# Dataset entries
>> START
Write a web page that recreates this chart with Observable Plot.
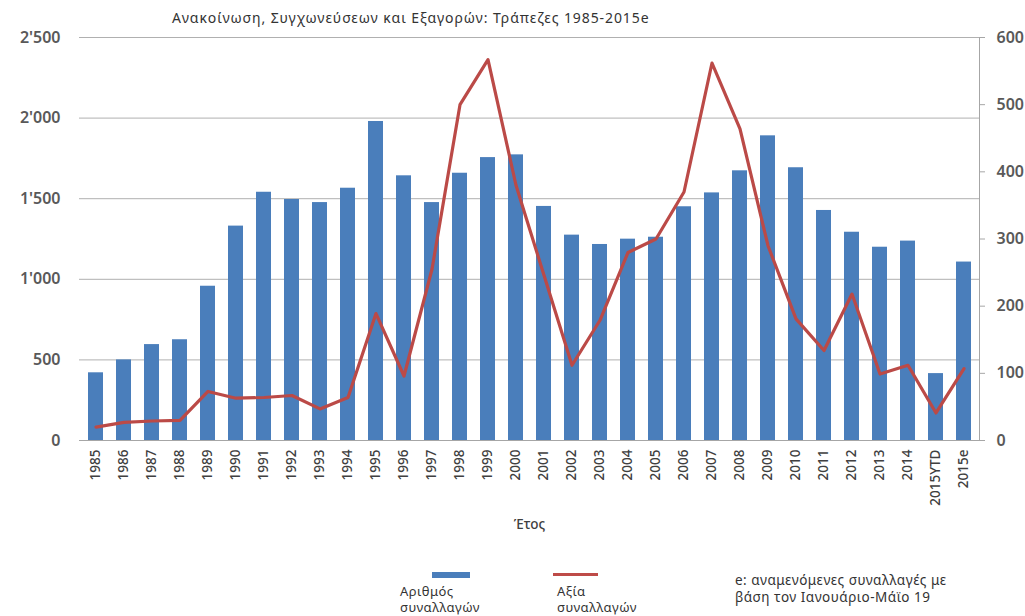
>> END
>> START
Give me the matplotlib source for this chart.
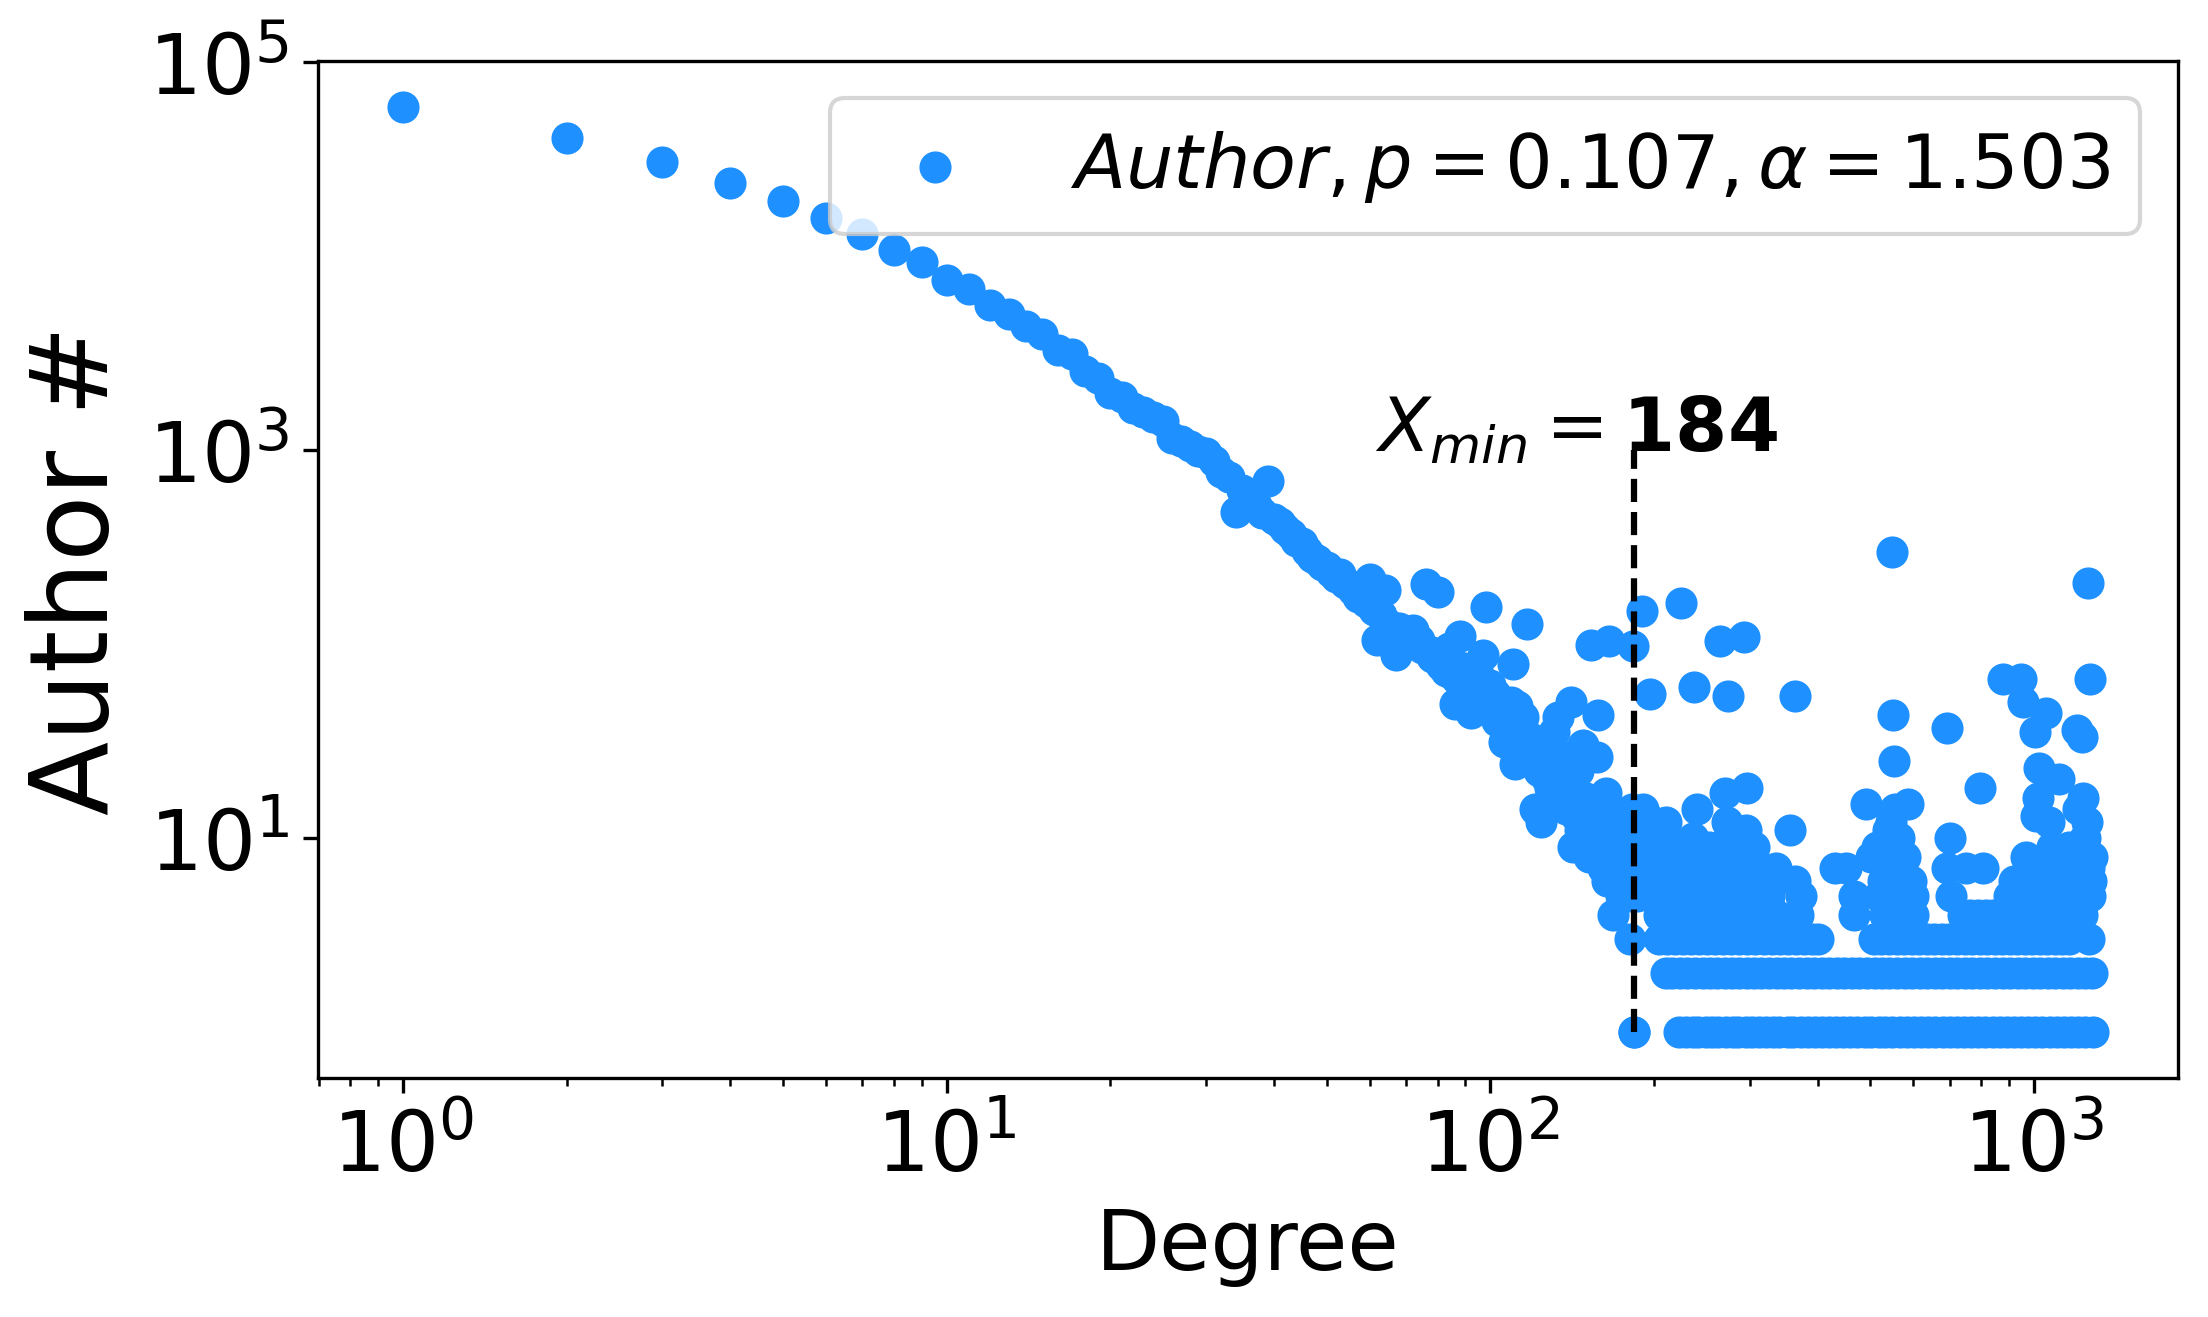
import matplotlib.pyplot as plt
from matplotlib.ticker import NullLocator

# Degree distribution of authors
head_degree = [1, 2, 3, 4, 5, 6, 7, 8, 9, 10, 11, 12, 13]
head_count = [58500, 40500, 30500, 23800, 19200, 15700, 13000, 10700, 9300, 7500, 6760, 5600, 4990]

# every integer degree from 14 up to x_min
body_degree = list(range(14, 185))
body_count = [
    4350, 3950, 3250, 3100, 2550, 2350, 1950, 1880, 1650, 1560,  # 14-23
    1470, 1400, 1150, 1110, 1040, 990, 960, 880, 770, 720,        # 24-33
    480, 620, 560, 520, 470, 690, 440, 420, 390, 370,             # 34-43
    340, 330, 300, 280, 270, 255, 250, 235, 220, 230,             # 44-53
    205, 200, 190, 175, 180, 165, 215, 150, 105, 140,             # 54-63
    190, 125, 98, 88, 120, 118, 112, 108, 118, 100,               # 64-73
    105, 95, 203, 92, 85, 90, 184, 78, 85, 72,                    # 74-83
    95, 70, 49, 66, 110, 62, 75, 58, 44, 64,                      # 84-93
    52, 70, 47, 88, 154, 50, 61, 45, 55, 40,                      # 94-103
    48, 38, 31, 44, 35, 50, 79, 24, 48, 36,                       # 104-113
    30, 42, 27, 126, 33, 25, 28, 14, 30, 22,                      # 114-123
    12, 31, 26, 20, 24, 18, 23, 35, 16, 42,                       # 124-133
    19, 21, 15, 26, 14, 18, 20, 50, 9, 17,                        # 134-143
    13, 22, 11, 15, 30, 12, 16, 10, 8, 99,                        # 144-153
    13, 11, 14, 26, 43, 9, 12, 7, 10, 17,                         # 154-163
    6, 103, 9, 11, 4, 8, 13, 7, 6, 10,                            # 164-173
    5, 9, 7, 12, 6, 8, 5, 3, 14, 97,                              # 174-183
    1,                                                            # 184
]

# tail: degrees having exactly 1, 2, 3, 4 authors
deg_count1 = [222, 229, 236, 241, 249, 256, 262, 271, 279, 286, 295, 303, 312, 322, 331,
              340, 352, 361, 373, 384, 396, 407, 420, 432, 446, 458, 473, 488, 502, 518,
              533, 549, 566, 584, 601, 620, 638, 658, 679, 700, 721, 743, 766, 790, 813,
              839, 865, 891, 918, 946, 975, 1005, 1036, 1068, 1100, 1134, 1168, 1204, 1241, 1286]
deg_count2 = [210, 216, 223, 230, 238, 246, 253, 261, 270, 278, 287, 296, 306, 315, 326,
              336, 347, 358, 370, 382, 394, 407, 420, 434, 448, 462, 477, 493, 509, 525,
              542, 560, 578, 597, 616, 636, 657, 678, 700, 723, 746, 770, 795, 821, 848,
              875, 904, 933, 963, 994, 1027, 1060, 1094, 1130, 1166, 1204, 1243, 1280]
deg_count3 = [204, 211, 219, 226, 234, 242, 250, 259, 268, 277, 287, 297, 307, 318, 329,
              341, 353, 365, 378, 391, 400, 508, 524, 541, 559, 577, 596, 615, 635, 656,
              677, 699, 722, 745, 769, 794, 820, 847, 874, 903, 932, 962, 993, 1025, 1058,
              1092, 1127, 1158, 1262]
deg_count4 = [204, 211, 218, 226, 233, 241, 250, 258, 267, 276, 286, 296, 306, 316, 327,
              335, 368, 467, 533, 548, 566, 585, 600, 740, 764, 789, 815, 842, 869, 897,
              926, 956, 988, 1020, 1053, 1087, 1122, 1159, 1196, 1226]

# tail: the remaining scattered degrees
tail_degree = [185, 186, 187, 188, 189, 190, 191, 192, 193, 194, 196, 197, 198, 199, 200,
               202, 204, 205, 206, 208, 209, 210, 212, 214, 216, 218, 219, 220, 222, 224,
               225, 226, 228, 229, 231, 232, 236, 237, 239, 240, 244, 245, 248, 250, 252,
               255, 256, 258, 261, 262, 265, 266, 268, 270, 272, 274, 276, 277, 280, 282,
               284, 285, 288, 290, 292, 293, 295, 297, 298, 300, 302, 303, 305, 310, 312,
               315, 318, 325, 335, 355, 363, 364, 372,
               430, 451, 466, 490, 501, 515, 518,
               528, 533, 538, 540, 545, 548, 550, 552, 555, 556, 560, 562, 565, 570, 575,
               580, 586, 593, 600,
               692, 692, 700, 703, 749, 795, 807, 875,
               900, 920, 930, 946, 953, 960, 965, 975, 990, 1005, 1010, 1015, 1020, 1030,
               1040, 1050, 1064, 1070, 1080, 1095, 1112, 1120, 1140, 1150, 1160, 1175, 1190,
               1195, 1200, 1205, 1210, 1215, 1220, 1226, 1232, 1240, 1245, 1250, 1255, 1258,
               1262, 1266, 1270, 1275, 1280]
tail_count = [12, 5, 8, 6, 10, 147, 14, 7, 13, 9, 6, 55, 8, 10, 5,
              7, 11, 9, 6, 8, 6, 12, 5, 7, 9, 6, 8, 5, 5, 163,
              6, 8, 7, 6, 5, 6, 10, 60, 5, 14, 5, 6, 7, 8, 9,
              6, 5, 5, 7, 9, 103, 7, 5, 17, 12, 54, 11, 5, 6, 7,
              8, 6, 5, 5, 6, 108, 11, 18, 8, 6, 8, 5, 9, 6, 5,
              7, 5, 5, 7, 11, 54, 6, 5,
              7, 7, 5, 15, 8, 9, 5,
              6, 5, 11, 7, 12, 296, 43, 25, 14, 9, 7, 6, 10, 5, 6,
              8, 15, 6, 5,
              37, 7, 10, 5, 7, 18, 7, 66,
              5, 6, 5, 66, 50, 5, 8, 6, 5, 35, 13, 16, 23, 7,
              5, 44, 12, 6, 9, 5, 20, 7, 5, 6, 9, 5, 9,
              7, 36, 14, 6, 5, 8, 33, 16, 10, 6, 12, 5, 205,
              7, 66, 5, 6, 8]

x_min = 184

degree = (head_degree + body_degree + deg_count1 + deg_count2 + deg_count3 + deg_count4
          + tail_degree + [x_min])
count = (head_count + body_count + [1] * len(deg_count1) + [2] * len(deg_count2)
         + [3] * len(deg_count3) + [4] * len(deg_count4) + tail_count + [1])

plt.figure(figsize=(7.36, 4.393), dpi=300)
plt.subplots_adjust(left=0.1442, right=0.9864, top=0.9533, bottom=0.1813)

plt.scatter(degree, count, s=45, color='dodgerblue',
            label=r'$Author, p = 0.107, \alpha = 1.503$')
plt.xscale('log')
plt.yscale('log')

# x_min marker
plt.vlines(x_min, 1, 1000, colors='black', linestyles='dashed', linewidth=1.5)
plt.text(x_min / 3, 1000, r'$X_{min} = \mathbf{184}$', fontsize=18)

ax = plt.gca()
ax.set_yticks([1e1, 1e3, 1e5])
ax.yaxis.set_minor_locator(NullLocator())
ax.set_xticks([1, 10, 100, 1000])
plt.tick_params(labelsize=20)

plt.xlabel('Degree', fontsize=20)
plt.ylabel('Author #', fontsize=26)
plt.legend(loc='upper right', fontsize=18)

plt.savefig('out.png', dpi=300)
>> END
# Your goal
Take out nothing but the lines from the one containing "Give me the matplotlib source for this chart." to the one containing "6760, 5600, 4990]", inclusive, retyped exactly. Drop the pictures.

# Response to the exercise
Give me the matplotlib source for this chart.
import matplotlib.pyplot as plt
from matplotlib.ticker import NullLocator

# Degree distribution of authors
head_degree = [1, 2, 3, 4, 5, 6, 7, 8, 9, 10, 11, 12, 13]
head_count = [58500, 40500, 30500, 23800, 19200, 15700, 13000, 10700, 9300, 7500, 6760, 5600, 4990]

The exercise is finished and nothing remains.